From an interview with Massimo De Angelis and Stavros Stavrides in e-flux.
Massimo De Angelis: The factory for Marx was a twofold space: it was the space of capitalist exploitation and discipline — this could of course also be the office, the school, or the university — but it was also the space in which social cooperation of labor occurred without the immediate mediation of money. Within the factory we have a non-commoditized space, which would fit our definition of the commons as the space of the “shared” at a very general level.
An Architektur: Why non-commoditized?
Massimo De Angelis: Because when I work in a capitalist enterprise, I may get a wage in exchange for my labor power, but in the moment of production I do not participate in any monetary transactions. If I need a tool, I ask you to pass me one. If I need a piece of information, I do not have to pay a copyright. In the factory—that we are using here as a metaphor for the place of capitalist production—we may produce commodities, but not by means of commodities, since goods stopped being commodities in the very moment they became inputs in the production process. I refer here to the classical Marxian distinction between labor power and labor. In the factory, labor power is sold as a commodity, and after the production process, products are sold. In the very moment of production, however, it is only labor that counts, and labor as a social process is a form of “commoning.” Of course, this happens within particular social relations of exploitation, so maybe we should not use the same word, commoning, so as not to confuse it with the commoning made by people “taking things into their own hands.” So, we perhaps should call it “distorted commoning,” where the measure of distortion is directly proportional to the degree of the subordination of commoning to social measures coming from outside the commoning, the one given by management, by the requirement of the market, etc. In spite of its distortions, I think, it is important to consider what goes on inside the factory as also a form of commoning. This is an important distinction that refers to the question of how capital uses the commons. I am making this point because the key issue is not really how we conceive of commoning within the spheres of commons, but how we reclaim the commons of our production that are distorted through the imposition of capital’s measure of things….
Stavros Stavrides: This topic of the non-commodified space within capitalist production is linked to the idea of immaterial labor, theorized, among others, by Negri and Hardt…. Negri and Hardt argue that with the emergence of immaterial labor — which is based on communicating and exchanging knowledge, not on commodified assets in the general sense, but rather on a practice of sharing — we have a strange new situation: the change in the capitalist production from material to immaterial labor provides the opportunity to think about commons that are produced in the system but can be extracted and potentially turned against the system. We can take the notion of immaterial labor as an example of a possible future beyond capitalism, where the conditions of labor produce opportunities for understanding what it means to work in common but also to produce commons.
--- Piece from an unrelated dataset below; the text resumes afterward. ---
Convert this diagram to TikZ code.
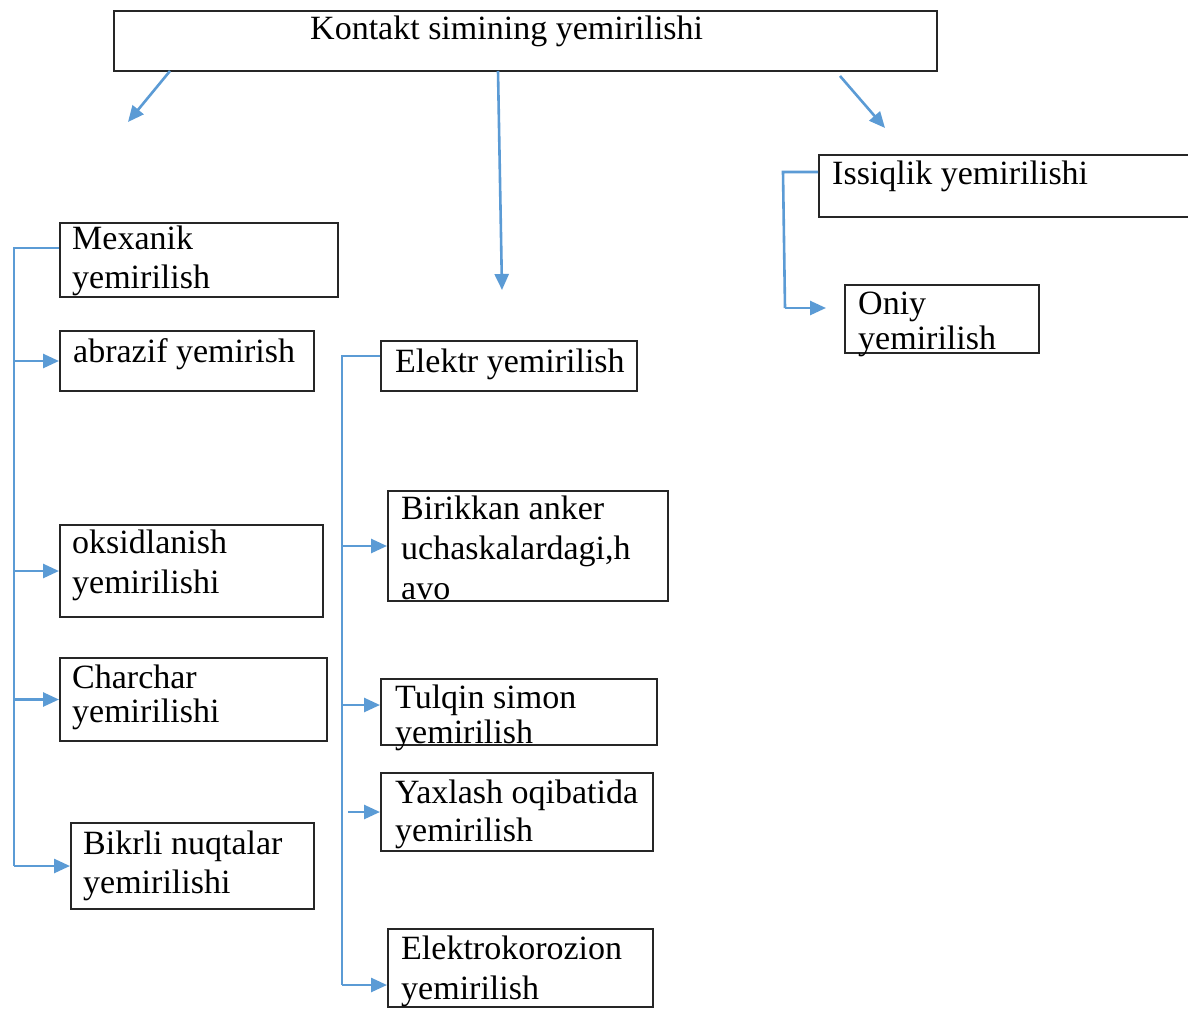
\documentclass[tikz,border=0pt]{standalone}
\usepackage{fontspec}
\setmainfont{Liberation Serif}
\usetikzlibrary{arrows.meta,calc}
\definecolor{connc}{HTML}{5B9BD5}
\newcommand{\sr}{\rule{0pt}{27pt}}
\tikzset{
  box/.style={draw=black!85, line width=2pt, anchor=north west, inner sep=0pt, fill=none},
  txt/.style={anchor=north west, inner sep=0pt, align=left, font=\fontsize{34}{39}\selectfont},
  conn/.style={draw=connc, line width=2.6pt},
  arr/.style={conn, -{Triangle[length=16pt,width=14pt]}}
}
\begin{document}
\begin{tikzpicture}[x=1pt,y=-1pt]
\clip (0,0) rectangle (1188,1009);
\fill[white] (0,0) rectangle (1188,1009);
% boxes
\node[box, minimum width=823pt, minimum height=60pt] (top) at (113,10) {};
\node[box, minimum width=380pt, minimum height=62pt] (iss) at (818,154) {};
\node[box, minimum width=194pt, minimum height=68pt] (oniy) at (844,284) {};
\node[box, minimum width=278pt, minimum height=74pt] (mex) at (59,222) {};
\node[box, minimum width=254pt, minimum height=60pt] (abr) at (59,330) {};
\node[box, minimum width=263pt, minimum height=92pt] (oks) at (59,524) {};
\node[box, minimum width=267pt, minimum height=83pt] (cha) at (59,657) {};
\node[box, minimum width=243pt, minimum height=86pt] (bik) at (70,822) {};
\node[box, minimum width=256pt, minimum height=50pt] (el) at (380,340) {};
\node[box, minimum width=280pt, minimum height=110pt] (bir) at (387,490) {};
\node[box, minimum width=276pt, minimum height=66pt] (tul) at (380,678) {};
\node[box, minimum width=272pt, minimum height=78pt] (yax) at (380,772) {};
\node[box, minimum width=265pt, minimum height=78pt] (ekt) at (387,928) {};
% texts
\node[txt] (topt) at (310,12) {\sr Kontakt simining yemirilishi};
\node[txt] (isst) at (832,157) {\sr Issiqlik yemirilishi};
\node[txt, font=\fontsize{34}{35}\selectfont] (oniyt) at (858,287) {\sr Oniy\\yemirilish};
\node[txt] (mext) at (72,222) {\sr Mexanik\\yemirilish};
\node[txt] (abrt) at (73,335) {\sr abrazif yemirish};
\node[txt, font=\fontsize{34}{40}\selectfont] (okst) at (72,526) {\sr oksidlanish\\yemirilishi};
\node[txt, font=\fontsize{34}{34}\selectfont] (chat) at (72,661) {\sr Charchar\\yemirilishi};
\node[txt] (bikt) at (83,827) {\sr Bikrli nuqtalar\\yemirilishi};
\node[txt] (elt) at (395,345) {\sr Elektr yemirilish};
\node[txt, font=\fontsize{34}{40}\selectfont] (birt) at (401,492) {\sr Birikkan anker\\uchaskalardagi,h\\avo};
\node[txt, font=\fontsize{34}{35}\selectfont] (tult) at (395,681) {\sr Tulqin simon\\yemirilish};
\node[txt, font=\fontsize{34}{38}\selectfont] (yaxt) at (395,776) {\sr Yaxlash oqibatida\\yemirilish};
\node[txt, font=\fontsize{34}{40}\selectfont] (ektt) at (401,932) {\sr Elektrokorozion\\yemirilish};
% top arrows
\coordinate (a1s) at (170,71);
\coordinate (a1e) at (128,122);
\coordinate (a2s) at (498,71);
\coordinate (a2e) at (502,290);
\coordinate (a3s) at (840,76);
\coordinate (a3e) at (885,128);
\draw[arr] (a1s) -- (a1e);
\draw[arr] (a2s) -- (a2e);
\draw[arr] (a3s) -- (a3e);
% left bracket
\coordinate (ls) at (14,248);
\draw[conn] (mex.west |- ls) -- (ls) -- (ls |- bik.west);
\draw[arr] (ls |- abr.west) -- (abr.west);
\draw[arr] (ls |- oks.west) -- (oks.west);
\draw[arr] (ls |- cha.west) -- (cha.west);
\draw[arr] (ls |- bik.west) -- (bik.west);
% middle bracket
\coordinate (ms) at (342,356);
\coordinate (mb) at (342,985);
\draw[conn] (el.west |- ms) -- (ms) -- (mb);
\draw[arr] (ms |- bir.west) -- (bir.west);
\draw[arr] ([yshift=7pt]ms |- tul.west) -- ([yshift=7pt]tul.west);
\draw[arr] ($(ms |- yax.west)+(6,0)$) -- (yax.west);
\draw[arr] (mb) -- (ekt.west |- mb);
% right bracket
\coordinate (rs) at (783,172);
\coordinate (rb) at (785,308);
\draw[conn] (iss.west |- rs) -- (rs) -- (rb);
\draw[arr] (rb) -- ($(oniy.west |- rb)+(-18,0)$);
\end{tikzpicture}
\end{document}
Of course there are always attempts to control and enclose this sharing of knowledge, for example the enclosure acts aimed at controlling the internet, this huge machine of sharing knowledge and information. I do not want to overly praise the internet, but this spread of information to a certain degree always contains the seed of a different commoning against capitalism. There is always both, the enclosures, but also the opening of new possibilities of resistance. This idea is closely connected to those expressed in the anti-capitalist movement claiming that there is always the possibility of finding within the system the very means through which you can challenge it. Resistance is not about an absolute externality or the utopia of a good society. It is about becoming aware of opportunities occurring within the capitalist system and trying to turn them against it.
The idea of non-commodified space is interesting, especially in the heart of the factory, where valorization is presumed to occur — valorization may happen only in these noncommodfied zones, for as long as they can be maintained, where effort is made voluntarily and cooperation is its own potential reward for workers, even as the fruits of that cooperation gets reified into products. The social-networking space presents itself as such a place, with the labor appearing as cooperation among those “laboring” on Facebook, and the fruits of that effort being made into saleable commodities behind their backs, or out of their view.
But at the same time, the experience of collaboration online does not necessarily build an awareness of commons; it also encourages a sense of fundamental isolation and the instrumentality with which relationships with others can be used. The production and dissemenation of information online — is it the production of commodities from commodities (cultural commodities, reified meanings), or is noncommodfiied production, the production of new ideas from common intellectual resources? Branding, as it becomes a ubiquitous metaphor for social practices, encourages the commodification of ideas and meanings as reified brands, as logos, as design-y implementations and so on. This thwarts the ideal of immaterial labor as liberating form of sharing, turning it instead into an invidious search for personal advantage.
Resistance doesn’t happen automatically with the freed-up distribution of information; resistance must be a conscious disposition, a strategic deployment of newly common resources against the inertia that directs people toward capitalist impulses of seeking profit and transforming identity into a brand.